山中:日頃から関係性を作っておくのって大事ですよね。個を活かしてもらうために僕はなるべく個別にアサインした理由と期待していることを言葉で伝えるようにしてますね。僕自身も感じることなのですが、何を期待してアサインされたのか不明確な時はやりづらさを感じるので、少なくともスタッフに対しては提示するように心がけてます。あとはその個性を発注側へなるべく伝えるようにしてます。その個性がそもそもはまってなければ、アサインした後にお互いハッピーにならないと思うので。

武井:あとは表現に対して、やっぱりウソとか知ったかぶりをしないことでしょうか。僕が所属するTOKYOってテクノロジー領域にも強い、そういった作品もあるかもしれませんが、僕ら自身実は知らないことのほうがほとんどなんです。その道のプロフェッショナルなクリエイターの方々と仕事する時は、分からないことは分からないと素直に言うようにしてます。

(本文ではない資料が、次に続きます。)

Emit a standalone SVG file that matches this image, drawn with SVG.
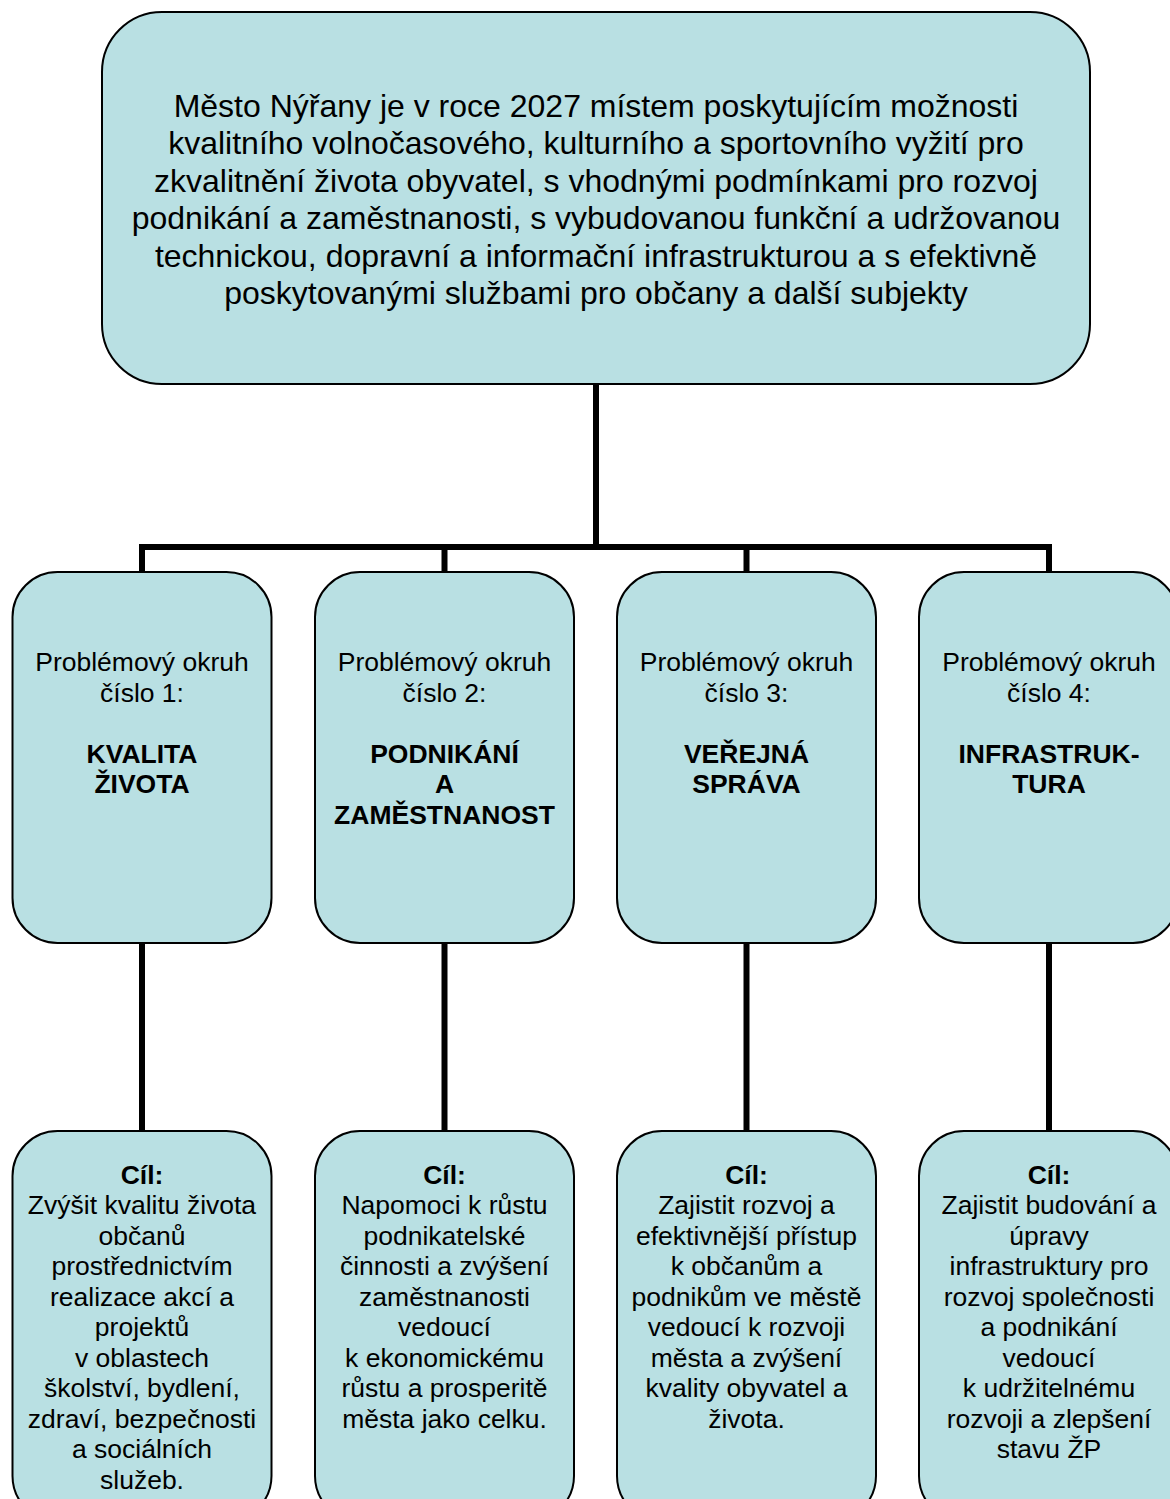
<svg xmlns="http://www.w3.org/2000/svg" width="1170" height="1499" viewBox="0 0 1170 1499">
<style>
.box{fill:#B9E0E3;stroke:#000;stroke-width:2}
.t{font-family:"Liberation Sans",Arial,sans-serif;fill:#000;text-anchor:middle}
.big{font-size:32px}
.mid{font-size:26.5px}
.b{font-weight:bold}
.con{fill:none;stroke:#000;stroke-width:6}
</style>
<rect width="1170" height="1499" fill="#fff"/>
<g id="connectors">
<path class="con" d="M596 384V547"/>
<path class="con" d="M142 547H1049"/>
<path class="con" d="M142 544V572M444.5 544V572M746.5 544V572M1049 544V572"/>
<path class="con" d="M142 943V1131M444.5 943V1131M746.5 943V1131M1049 943V1131"/>
</g>
<g id="vision">
<rect class="box" x="102" y="12" width="988" height="372" rx="60" ry="60"/>
<text class="t big" x="596" y="116.5">Město Nýřany je v roce 2027 místem poskytujícím možnosti</text>
<text class="t big" x="596" y="154">kvalitního volnočasového, kulturního a sportovního vyžití pro</text>
<text class="t big" x="596" y="191.5">zkvalitnění života obyvatel, s vhodnými podmínkami pro rozvoj</text>
<text class="t big" x="596" y="229">podnikání a zaměstnanosti, s vybudovanou funkční a udržovanou</text>
<text class="t big" x="596" y="266.5">technickou, dopravní a informační infrastrukturou a s efektivně</text>
<text class="t big" x="596" y="304">poskytovanými službami pro občany a další subjekty</text>
</g>
<g id="okruh1">
<rect class="box" x="12.5" y="572" width="259" height="371" rx="45" ry="45"/>
<text class="t mid" x="142" y="671">Problémový okruh</text>
<text class="t mid" x="142" y="701.5">číslo 1:</text>
<text class="t mid b" x="142" y="762.5">KVALITA</text>
<text class="t mid b" x="142" y="793">ŽIVOTA</text>
</g>
<g id="okruh2">
<rect class="box" x="315" y="572" width="259" height="371" rx="45" ry="45"/>
<text class="t mid" x="444.5" y="671">Problémový okruh</text>
<text class="t mid" x="444.5" y="701.5">číslo 2:</text>
<text class="t mid b" x="444.5" y="762.5">PODNIKÁNÍ</text>
<text class="t mid b" x="444.5" y="793">A</text>
<text class="t mid b" x="444.5" y="823.5">ZAMĚSTNANOST</text>
</g>
<g id="okruh3">
<rect class="box" x="617" y="572" width="259" height="371" rx="45" ry="45"/>
<text class="t mid" x="746.5" y="671">Problémový okruh</text>
<text class="t mid" x="746.5" y="701.5">číslo 3:</text>
<text class="t mid b" x="746.5" y="762.5">VEŘEJNÁ</text>
<text class="t mid b" x="746.5" y="793">SPRÁVA</text>
</g>
<g id="okruh4">
<rect class="box" x="919" y="572" width="259" height="371" rx="45" ry="45"/>
<text class="t mid" x="1049" y="671">Problémový okruh</text>
<text class="t mid" x="1049" y="701.5">číslo 4:</text>
<text class="t mid b" x="1049" y="762.5">INFRASTRUK-</text>
<text class="t mid b" x="1049" y="793">TURA</text>
</g>
<g id="cil1">
<rect class="box" x="12.5" y="1131" width="259" height="390" rx="45" ry="45"/>
<text class="t mid b" x="142" y="1183.5">Cíl:</text>
<text class="t mid" x="142" y="1214">Zvýšit kvalitu života</text>
<text class="t mid" x="142" y="1244.5">občanů</text>
<text class="t mid" x="142" y="1275">prostřednictvím</text>
<text class="t mid" x="142" y="1305.5">realizace akcí a</text>
<text class="t mid" x="142" y="1336">projektů</text>
<text class="t mid" x="142" y="1366.5">v oblastech</text>
<text class="t mid" x="142" y="1397">školství, bydlení,</text>
<text class="t mid" x="142" y="1427.5">zdraví, bezpečnosti</text>
<text class="t mid" x="142" y="1458">a sociálních</text>
<text class="t mid" x="142" y="1488.5">služeb.</text>
</g>
<g id="cil2">
<rect class="box" x="315" y="1131" width="259" height="390" rx="45" ry="45"/>
<text class="t mid b" x="444.5" y="1183.5">Cíl:</text>
<text class="t mid" x="444.5" y="1214">Napomoci k růstu</text>
<text class="t mid" x="444.5" y="1244.5">podnikatelské</text>
<text class="t mid" x="444.5" y="1275">činnosti a zvýšení</text>
<text class="t mid" x="444.5" y="1305.5">zaměstnanosti</text>
<text class="t mid" x="444.5" y="1336">vedoucí</text>
<text class="t mid" x="444.5" y="1366.5">k ekonomickému</text>
<text class="t mid" x="444.5" y="1397">růstu a prosperitě</text>
<text class="t mid" x="444.5" y="1427.5">města jako celku.</text>
</g>
<g id="cil3">
<rect class="box" x="617" y="1131" width="259" height="390" rx="45" ry="45"/>
<text class="t mid b" x="746.5" y="1183.5">Cíl:</text>
<text class="t mid" x="746.5" y="1214">Zajistit rozvoj a</text>
<text class="t mid" x="746.5" y="1244.5">efektivnější přístup</text>
<text class="t mid" x="746.5" y="1275">k občanům a</text>
<text class="t mid" x="746.5" y="1305.5">podnikům ve městě</text>
<text class="t mid" x="746.5" y="1336">vedoucí k rozvoji</text>
<text class="t mid" x="746.5" y="1366.5">města a zvýšení</text>
<text class="t mid" x="746.5" y="1397">kvality obyvatel a</text>
<text class="t mid" x="746.5" y="1427.5">života.</text>
</g>
<g id="cil4">
<rect class="box" x="919" y="1131" width="259" height="390" rx="45" ry="45"/>
<text class="t mid b" x="1049" y="1183.5">Cíl:</text>
<text class="t mid" x="1049" y="1214">Zajistit budování a</text>
<text class="t mid" x="1049" y="1244.5">úpravy</text>
<text class="t mid" x="1049" y="1275">infrastruktury pro</text>
<text class="t mid" x="1049" y="1305.5">rozvoj společnosti</text>
<text class="t mid" x="1049" y="1336">a podnikání</text>
<text class="t mid" x="1049" y="1366.5">vedoucí</text>
<text class="t mid" x="1049" y="1397">k udržitelnému</text>
<text class="t mid" x="1049" y="1427.5">rozvoji a zlepšení</text>
<text class="t mid" x="1049" y="1458">stavu ŽP</text>
</g>
</svg>
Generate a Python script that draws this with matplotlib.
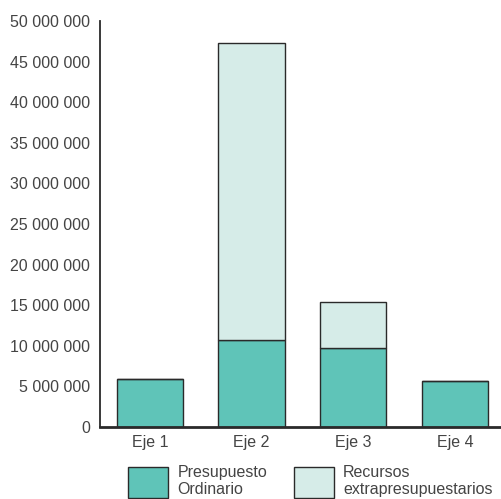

山中:僕自身も、超プロフェッショナルな人たちと仕事をすると燃えるタイプだったりします。デジタル領域の人間だからといって、「映像やイベントやPRのことがわからない」「興味がない」「お任せします」というのは、違うと思います。お互いプロフェッショナルとして仕事するので前提としてリスペクトが必要で、本当の意味でリスペクトするために相手の得意分野を本気で勉強しないと嘘かなと思うし、アサインしたチームにも申し訳ないと思うんです。

PROFILE

TOKYO | 太陽企画株式会社

東京を拠点に企画・演出・撮影・CG・編集、そしてクリエイティブディレクションに至る、すべてのプロセスを一貫として担うことのできる、世界で活躍する全く新しい、エッジの際立つ最先端のクリエイティブプロダクション。CANNES LIONS Grand Prix、CLIO Grand Prix、メディア芸術祭 Grand Prix、ACC GOLD他、国内外の広告賞で数多くの賞に輝くなど、確かな実績・経験をもとに、世界に通じる高度な映像表現を発信し続ける。

PROFILE

株式会社エイド・ディーシーシー(AID-DCC)

2004年設立のインタラクティブクリエイティブ・プロダクション。企業や社会の「aid=助力」になるべく、ウェブとインタラクティブの分野を中心に多岐にわたる領域・表現・技術で数多くの仕事を手がける。“複雑に変化し続ける世界”を見据え、その中で生まれるさまざまな課題の解決を目指し、既成概念にとらわれないクリエイティブのかたちを追求する。Cannes Lions8年連続受賞、他にも国内外のクリエイティブアワードの受賞歴多数。